Au moment où on l’acquittait, un mot tragique a été lancé : « Vous le déchargez aujourd’hui, et dans quinze jours il nous fera égorger ! » — Manifestement, la peur s’est ajoutée à la haine. La plèbe jacobine a vaguement conscience de son petit nombre, de son usurpation, de son danger qui croît à mesure que Brunswick approche.
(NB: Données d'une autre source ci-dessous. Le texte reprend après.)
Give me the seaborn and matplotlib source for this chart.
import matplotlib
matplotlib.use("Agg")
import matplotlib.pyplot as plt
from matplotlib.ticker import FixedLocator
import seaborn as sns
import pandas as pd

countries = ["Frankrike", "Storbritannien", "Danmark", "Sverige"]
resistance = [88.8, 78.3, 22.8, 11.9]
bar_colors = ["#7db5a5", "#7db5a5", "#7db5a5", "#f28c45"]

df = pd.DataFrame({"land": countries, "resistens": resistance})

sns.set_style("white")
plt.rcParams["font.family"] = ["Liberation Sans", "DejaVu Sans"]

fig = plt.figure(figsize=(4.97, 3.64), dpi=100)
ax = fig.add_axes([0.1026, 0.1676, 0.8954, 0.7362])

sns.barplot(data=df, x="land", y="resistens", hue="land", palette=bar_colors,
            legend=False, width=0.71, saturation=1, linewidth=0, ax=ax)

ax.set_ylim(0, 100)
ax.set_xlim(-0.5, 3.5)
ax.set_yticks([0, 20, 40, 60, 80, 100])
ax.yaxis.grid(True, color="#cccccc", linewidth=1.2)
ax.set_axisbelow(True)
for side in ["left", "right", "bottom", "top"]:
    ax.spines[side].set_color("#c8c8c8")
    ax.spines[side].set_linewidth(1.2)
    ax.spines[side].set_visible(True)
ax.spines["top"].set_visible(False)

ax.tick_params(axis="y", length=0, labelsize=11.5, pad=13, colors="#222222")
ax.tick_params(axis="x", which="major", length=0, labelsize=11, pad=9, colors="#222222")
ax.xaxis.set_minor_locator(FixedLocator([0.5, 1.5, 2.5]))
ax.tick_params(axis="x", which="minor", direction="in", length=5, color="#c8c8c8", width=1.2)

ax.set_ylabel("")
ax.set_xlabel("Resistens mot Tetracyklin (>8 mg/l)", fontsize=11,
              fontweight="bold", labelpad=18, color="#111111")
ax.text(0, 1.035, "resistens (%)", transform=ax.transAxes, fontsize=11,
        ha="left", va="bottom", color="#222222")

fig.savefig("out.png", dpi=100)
Elle se sent campée sur une mine : si la mine sautait ! — Puisque ses adversaires sont des scélérats, ils sont bien capables de faire un mauvais coup, complot ou massacre ; n’ayant jamais fait elle-même que cela, elle ne conçoit pas autre chose, et, par une transposition inévitable, elle leur impute la pensée meurtrière qui s’élabore obscurément dans les bas-fonds de sa cervelle trouble. — Le 27 août, après la pompe funèbre que Sergent a composée exprès pour irriter les ressentiments populaires, ses soupçons, précisés et dirigés, commencent à se tourner en certitude : dix étendards « commémoratifs[1] », portés chacun par un volontaire à cheval, ont fait défiler devant ses yeux la longue liste des massacres exécutés « par la cour et ses agents » : massacre de Nancy, massacre de Nîmes, massacre de Montauban, massacre d’Avignon, massacre de la Chapelle, massacre de Carpentras, massacre du Champ

  1. Buchez et Roux, XVII, 207 (article de Prudhomme dans les Révolutions de Paris).